[Task requirements]:
Only the number is needed: how many lines of the records include "this"?

-- start of Dataset content --

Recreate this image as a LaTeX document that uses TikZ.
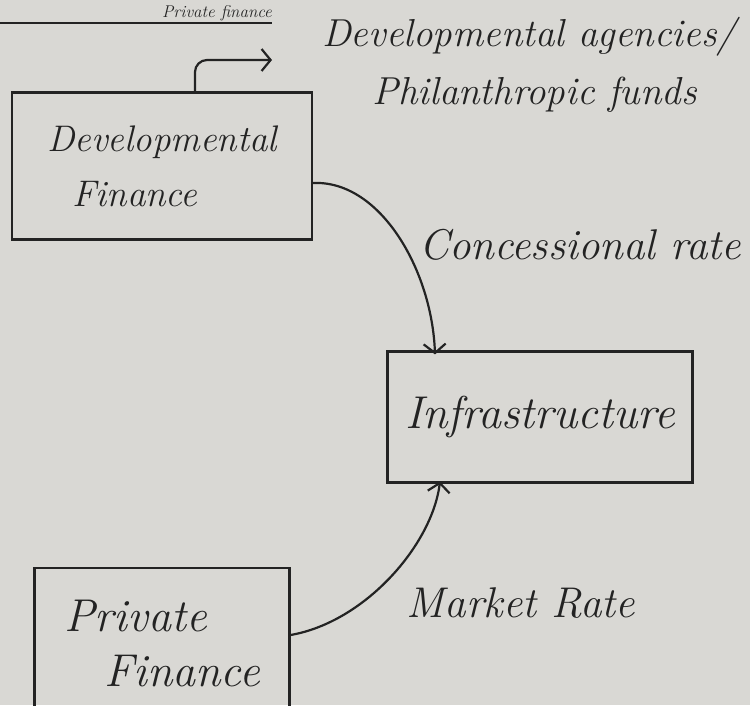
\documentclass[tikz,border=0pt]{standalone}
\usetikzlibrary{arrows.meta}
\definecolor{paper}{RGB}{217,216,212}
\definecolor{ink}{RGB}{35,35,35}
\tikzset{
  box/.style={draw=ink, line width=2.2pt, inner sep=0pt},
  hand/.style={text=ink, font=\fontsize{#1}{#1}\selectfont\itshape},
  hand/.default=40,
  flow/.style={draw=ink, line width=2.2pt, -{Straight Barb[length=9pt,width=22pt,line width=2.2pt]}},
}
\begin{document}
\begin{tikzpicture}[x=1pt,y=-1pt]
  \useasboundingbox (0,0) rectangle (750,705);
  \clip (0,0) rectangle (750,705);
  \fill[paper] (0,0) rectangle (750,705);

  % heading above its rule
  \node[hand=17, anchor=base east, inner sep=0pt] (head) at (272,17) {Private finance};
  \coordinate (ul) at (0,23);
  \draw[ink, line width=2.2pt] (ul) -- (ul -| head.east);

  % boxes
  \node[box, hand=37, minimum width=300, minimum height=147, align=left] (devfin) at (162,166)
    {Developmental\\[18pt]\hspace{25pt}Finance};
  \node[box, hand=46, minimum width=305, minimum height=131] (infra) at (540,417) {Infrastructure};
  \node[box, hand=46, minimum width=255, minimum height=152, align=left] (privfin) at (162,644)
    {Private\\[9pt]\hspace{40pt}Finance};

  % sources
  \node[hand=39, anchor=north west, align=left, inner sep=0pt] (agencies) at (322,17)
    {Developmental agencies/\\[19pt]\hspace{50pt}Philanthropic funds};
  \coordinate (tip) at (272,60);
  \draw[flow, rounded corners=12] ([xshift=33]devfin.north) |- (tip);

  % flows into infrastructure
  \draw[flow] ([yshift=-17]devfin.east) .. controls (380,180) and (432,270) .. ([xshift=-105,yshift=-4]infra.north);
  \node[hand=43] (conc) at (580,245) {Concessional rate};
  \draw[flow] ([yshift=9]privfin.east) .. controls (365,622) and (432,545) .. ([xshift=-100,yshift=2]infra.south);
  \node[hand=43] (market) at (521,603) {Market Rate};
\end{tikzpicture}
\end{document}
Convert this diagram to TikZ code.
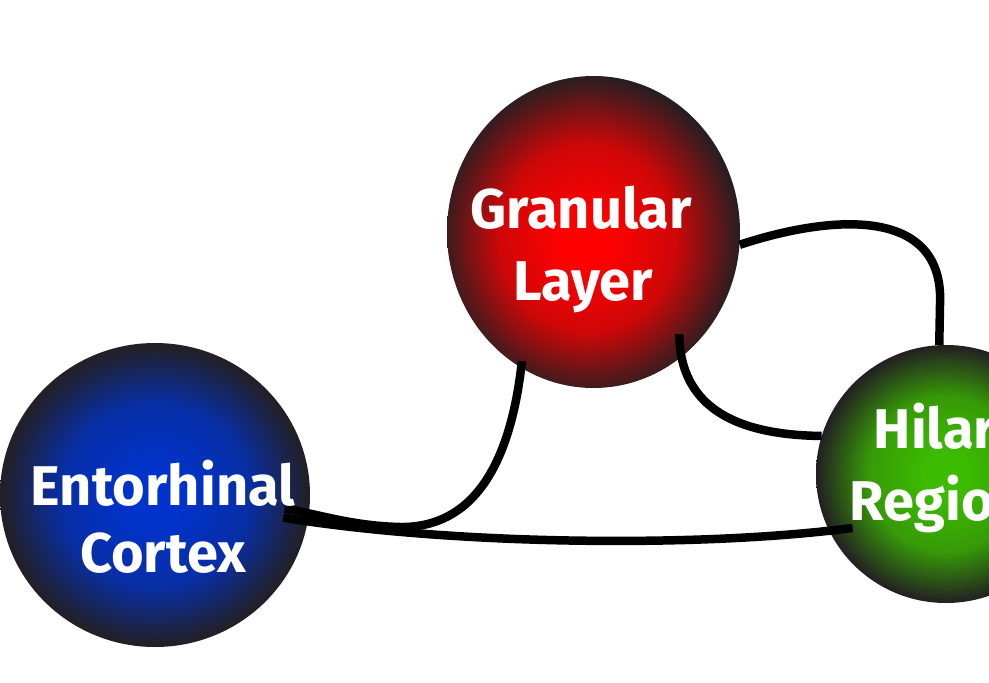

-- end of Dataset content --

[Reply]:
2